Write out the listing, please, but only from its first line through the line containing "(smartref) at (2978,439)", exactly as given and without pictures.

= Dataset section =

::::::::::

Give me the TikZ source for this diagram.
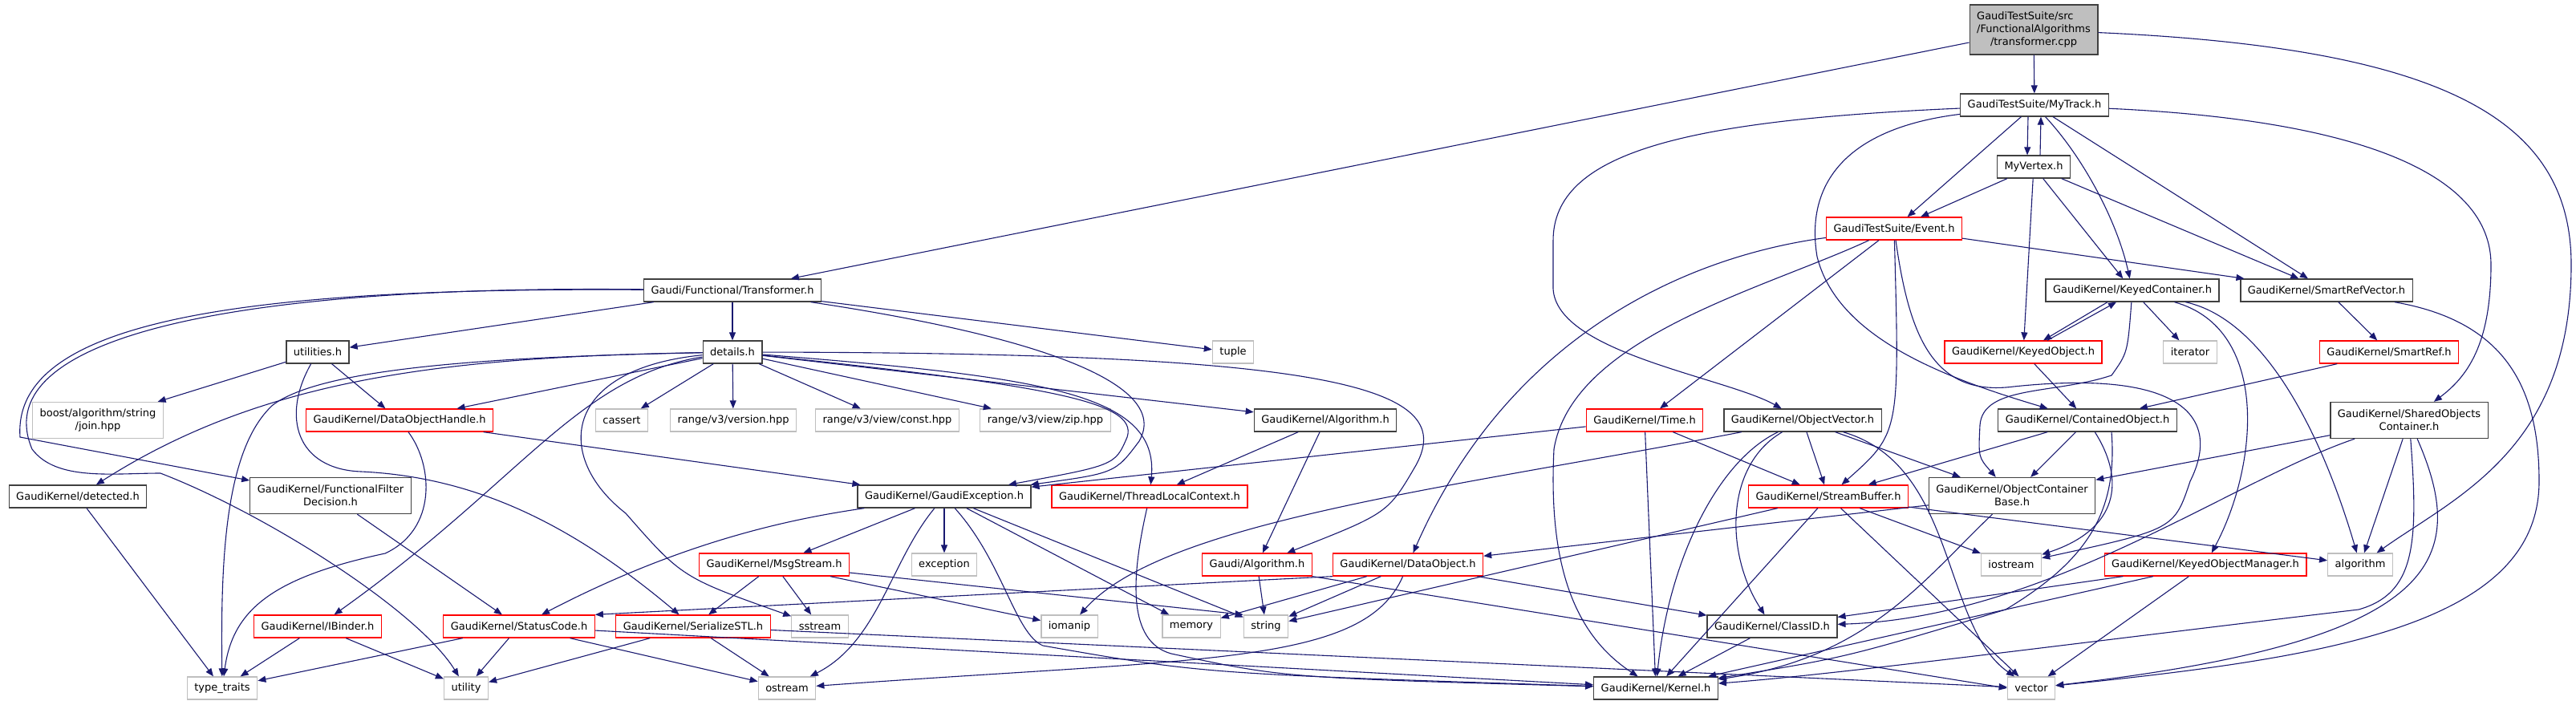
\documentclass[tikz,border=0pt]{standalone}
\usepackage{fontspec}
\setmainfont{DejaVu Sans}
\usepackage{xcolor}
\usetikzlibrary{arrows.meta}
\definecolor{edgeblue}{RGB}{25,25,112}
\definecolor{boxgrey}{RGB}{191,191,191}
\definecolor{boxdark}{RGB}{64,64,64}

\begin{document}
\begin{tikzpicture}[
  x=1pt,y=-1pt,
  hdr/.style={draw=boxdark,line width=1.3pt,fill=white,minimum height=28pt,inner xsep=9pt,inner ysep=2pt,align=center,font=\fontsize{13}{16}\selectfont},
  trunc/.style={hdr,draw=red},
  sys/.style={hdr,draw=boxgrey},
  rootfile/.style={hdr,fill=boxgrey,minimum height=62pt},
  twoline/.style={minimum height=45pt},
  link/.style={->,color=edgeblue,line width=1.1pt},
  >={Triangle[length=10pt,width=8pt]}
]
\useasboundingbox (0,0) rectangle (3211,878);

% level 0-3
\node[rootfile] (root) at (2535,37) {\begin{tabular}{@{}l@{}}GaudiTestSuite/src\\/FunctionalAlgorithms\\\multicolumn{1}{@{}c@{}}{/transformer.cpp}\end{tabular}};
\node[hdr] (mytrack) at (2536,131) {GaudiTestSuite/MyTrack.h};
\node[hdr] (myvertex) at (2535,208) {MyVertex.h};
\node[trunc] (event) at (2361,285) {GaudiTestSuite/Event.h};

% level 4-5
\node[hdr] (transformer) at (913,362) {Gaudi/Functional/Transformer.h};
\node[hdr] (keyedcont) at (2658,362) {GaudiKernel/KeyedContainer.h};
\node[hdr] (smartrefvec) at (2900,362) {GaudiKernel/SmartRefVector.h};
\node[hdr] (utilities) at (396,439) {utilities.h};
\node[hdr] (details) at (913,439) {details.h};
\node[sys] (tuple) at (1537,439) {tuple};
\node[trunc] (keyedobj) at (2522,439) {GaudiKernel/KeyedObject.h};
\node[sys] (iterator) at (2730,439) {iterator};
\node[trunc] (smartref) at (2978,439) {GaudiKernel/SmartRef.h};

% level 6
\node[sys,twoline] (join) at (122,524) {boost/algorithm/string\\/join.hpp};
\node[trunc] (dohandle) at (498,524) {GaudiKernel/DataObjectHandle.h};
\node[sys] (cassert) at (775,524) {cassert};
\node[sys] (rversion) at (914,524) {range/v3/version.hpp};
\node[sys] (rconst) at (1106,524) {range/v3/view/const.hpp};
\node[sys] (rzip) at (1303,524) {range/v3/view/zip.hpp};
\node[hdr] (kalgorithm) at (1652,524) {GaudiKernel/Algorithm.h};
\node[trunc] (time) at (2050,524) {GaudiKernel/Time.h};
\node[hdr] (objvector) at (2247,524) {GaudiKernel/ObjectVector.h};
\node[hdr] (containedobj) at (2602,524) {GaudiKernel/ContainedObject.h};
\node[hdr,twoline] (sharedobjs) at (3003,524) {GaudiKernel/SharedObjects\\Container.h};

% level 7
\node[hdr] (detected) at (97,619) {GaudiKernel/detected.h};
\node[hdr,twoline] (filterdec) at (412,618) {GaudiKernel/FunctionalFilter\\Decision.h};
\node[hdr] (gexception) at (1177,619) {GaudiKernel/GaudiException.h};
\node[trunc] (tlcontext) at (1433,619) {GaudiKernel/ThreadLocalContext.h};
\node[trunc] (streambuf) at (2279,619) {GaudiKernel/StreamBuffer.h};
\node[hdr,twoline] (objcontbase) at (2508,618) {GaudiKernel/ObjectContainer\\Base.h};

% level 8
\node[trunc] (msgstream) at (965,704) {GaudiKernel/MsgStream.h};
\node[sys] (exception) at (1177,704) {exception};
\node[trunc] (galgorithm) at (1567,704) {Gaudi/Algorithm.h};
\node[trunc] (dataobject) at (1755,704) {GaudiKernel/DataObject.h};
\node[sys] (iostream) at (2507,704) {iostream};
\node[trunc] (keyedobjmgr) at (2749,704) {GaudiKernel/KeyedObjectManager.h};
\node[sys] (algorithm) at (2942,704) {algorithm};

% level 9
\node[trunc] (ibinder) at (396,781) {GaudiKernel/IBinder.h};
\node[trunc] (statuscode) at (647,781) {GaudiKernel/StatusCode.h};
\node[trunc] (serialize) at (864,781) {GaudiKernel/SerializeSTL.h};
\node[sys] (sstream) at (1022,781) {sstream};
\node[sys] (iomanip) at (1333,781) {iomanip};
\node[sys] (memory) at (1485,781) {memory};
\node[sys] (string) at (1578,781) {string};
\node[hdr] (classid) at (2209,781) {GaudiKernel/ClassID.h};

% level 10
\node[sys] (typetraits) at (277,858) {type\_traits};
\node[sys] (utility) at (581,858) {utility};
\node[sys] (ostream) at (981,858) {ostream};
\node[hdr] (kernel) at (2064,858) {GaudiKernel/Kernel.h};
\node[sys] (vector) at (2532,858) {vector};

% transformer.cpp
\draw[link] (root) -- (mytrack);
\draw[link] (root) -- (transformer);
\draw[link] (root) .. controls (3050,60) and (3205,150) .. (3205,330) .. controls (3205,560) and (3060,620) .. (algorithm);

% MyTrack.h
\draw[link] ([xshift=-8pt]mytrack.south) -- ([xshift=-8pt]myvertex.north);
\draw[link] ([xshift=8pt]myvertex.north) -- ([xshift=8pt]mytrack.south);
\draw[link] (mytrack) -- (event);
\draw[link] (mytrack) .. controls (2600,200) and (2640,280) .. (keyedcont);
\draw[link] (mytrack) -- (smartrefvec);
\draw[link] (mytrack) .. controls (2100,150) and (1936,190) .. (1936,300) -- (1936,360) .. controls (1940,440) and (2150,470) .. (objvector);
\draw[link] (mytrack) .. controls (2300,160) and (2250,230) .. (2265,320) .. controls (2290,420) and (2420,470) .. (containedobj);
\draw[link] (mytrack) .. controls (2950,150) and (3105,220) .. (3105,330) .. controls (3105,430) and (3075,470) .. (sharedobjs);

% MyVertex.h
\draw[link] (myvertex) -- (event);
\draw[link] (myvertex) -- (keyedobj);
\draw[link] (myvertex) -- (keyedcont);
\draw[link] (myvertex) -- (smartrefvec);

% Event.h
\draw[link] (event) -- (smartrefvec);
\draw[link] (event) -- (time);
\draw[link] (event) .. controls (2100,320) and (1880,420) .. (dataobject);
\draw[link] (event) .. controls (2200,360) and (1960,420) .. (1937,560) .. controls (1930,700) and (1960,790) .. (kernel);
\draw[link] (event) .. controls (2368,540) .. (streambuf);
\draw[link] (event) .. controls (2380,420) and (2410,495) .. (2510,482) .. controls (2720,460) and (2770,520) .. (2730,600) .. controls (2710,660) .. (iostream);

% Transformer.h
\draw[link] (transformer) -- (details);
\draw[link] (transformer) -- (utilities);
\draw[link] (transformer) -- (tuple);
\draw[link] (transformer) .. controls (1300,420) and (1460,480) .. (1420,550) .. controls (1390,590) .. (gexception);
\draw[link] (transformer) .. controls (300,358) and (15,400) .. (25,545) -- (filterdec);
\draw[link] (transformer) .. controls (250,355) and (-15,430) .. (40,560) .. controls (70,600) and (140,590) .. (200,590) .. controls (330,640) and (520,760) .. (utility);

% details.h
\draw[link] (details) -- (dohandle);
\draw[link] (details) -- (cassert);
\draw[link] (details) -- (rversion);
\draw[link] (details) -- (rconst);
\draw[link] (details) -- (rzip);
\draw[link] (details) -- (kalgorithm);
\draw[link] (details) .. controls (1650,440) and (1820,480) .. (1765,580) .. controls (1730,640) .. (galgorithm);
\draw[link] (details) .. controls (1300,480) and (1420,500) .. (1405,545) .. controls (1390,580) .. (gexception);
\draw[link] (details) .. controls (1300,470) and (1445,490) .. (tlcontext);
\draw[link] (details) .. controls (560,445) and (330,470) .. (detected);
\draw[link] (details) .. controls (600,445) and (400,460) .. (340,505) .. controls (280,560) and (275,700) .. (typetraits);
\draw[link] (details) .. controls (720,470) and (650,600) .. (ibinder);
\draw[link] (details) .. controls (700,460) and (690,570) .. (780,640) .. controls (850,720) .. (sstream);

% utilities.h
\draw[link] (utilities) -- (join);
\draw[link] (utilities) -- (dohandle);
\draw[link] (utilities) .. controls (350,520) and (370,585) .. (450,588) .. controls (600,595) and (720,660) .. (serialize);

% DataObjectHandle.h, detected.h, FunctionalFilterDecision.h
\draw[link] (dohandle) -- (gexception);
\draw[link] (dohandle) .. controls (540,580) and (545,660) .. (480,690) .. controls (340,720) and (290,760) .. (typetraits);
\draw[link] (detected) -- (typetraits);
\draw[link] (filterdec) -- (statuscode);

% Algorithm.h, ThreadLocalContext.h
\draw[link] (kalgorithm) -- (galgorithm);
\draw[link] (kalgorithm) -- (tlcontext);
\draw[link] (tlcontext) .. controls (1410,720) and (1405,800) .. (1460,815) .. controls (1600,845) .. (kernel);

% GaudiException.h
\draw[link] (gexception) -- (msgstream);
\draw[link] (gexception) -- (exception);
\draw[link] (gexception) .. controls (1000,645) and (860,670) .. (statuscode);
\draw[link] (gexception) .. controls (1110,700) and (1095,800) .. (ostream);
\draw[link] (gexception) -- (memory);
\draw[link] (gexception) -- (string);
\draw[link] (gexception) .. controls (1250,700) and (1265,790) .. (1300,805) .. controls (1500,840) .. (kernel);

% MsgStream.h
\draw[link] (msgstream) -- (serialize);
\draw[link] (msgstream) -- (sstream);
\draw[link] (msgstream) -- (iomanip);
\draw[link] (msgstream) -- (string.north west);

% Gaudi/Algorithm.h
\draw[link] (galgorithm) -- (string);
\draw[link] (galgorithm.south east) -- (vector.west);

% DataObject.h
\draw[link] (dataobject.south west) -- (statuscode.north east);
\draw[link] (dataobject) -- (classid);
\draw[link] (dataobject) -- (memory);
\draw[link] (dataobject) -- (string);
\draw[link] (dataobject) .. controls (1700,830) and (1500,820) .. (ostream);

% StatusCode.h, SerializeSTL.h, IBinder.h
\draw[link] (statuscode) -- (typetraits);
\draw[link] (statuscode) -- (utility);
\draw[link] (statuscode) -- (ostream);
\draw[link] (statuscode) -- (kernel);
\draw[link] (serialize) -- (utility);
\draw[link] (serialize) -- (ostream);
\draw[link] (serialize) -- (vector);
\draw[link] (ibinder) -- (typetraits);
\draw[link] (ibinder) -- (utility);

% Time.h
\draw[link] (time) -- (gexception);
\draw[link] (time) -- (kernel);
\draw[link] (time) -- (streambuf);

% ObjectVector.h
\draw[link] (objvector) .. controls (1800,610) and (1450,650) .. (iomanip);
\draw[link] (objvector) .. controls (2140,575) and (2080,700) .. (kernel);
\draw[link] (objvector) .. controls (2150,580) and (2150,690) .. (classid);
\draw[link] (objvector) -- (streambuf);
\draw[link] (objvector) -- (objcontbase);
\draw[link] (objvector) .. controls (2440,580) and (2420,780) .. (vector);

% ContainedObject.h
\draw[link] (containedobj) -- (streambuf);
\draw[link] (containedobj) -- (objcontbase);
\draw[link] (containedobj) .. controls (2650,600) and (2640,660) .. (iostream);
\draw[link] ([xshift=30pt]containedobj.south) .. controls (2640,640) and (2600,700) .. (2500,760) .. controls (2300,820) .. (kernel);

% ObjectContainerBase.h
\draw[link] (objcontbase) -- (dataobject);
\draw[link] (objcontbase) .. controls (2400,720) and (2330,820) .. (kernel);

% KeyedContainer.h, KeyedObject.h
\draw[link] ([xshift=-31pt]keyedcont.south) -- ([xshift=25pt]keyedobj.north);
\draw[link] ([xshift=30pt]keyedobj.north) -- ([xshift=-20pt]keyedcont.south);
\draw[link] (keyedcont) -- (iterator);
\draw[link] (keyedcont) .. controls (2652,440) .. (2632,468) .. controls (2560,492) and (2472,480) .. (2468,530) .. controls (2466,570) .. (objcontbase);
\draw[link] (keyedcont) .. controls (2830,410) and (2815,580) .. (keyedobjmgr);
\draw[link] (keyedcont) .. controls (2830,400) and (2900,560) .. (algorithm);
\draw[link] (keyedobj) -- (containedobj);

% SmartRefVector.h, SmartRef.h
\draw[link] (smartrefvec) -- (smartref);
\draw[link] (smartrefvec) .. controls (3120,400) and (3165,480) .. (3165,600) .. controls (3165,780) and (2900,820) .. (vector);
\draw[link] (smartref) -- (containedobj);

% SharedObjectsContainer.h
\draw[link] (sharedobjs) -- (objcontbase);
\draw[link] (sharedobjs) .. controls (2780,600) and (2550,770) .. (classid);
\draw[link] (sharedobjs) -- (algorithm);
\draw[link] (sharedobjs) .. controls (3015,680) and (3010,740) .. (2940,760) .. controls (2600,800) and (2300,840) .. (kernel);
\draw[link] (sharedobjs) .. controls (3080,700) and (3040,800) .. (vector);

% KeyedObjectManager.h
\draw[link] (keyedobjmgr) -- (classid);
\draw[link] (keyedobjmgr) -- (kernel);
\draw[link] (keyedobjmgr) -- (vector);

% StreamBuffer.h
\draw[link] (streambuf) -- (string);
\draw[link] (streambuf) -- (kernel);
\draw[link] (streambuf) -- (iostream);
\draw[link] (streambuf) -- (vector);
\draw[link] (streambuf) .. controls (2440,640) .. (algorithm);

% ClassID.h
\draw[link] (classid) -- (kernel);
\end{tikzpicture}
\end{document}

::::::::::

= Output for this task =
Give me the TikZ source for this diagram.
\documentclass[tikz,border=0pt]{standalone}
\usepackage{fontspec}
\setmainfont{DejaVu Sans}
\usepackage{xcolor}
\usetikzlibrary{arrows.meta}
\definecolor{edgeblue}{RGB}{25,25,112}
\definecolor{boxgrey}{RGB}{191,191,191}
\definecolor{boxdark}{RGB}{64,64,64}

\begin{document}
\begin{tikzpicture}[
  x=1pt,y=-1pt,
  hdr/.style={draw=boxdark,line width=1.3pt,fill=white,minimum height=28pt,inner xsep=9pt,inner ysep=2pt,align=center,font=\fontsize{13}{16}\selectfont},
  trunc/.style={hdr,draw=red},
  sys/.style={hdr,draw=boxgrey},
  rootfile/.style={hdr,fill=boxgrey,minimum height=62pt},
  twoline/.style={minimum height=45pt},
  link/.style={->,color=edgeblue,line width=1.1pt},
  >={Triangle[length=10pt,width=8pt]}
]
\useasboundingbox (0,0) rectangle (3211,878);

% level 0-3
\node[rootfile] (root) at (2535,37) {\begin{tabular}{@{}l@{}}GaudiTestSuite/src\\/FunctionalAlgorithms\\\multicolumn{1}{@{}c@{}}{/transformer.cpp}\end{tabular}};
\node[hdr] (mytrack) at (2536,131) {GaudiTestSuite/MyTrack.h};
\node[hdr] (myvertex) at (2535,208) {MyVertex.h};
\node[trunc] (event) at (2361,285) {GaudiTestSuite/Event.h};

% level 4-5
\node[hdr] (transformer) at (913,362) {Gaudi/Functional/Transformer.h};
\node[hdr] (keyedcont) at (2658,362) {GaudiKernel/KeyedContainer.h};
\node[hdr] (smartrefvec) at (2900,362) {GaudiKernel/SmartRefVector.h};
\node[hdr] (utilities) at (396,439) {utilities.h};
\node[hdr] (details) at (913,439) {details.h};
\node[sys] (tuple) at (1537,439) {tuple};
\node[trunc] (keyedobj) at (2522,439) {GaudiKernel/KeyedObject.h};
\node[sys] (iterator) at (2730,439) {iterator};
\node[trunc] (smartref) at (2978,439) {GaudiKernel/SmartRef.h};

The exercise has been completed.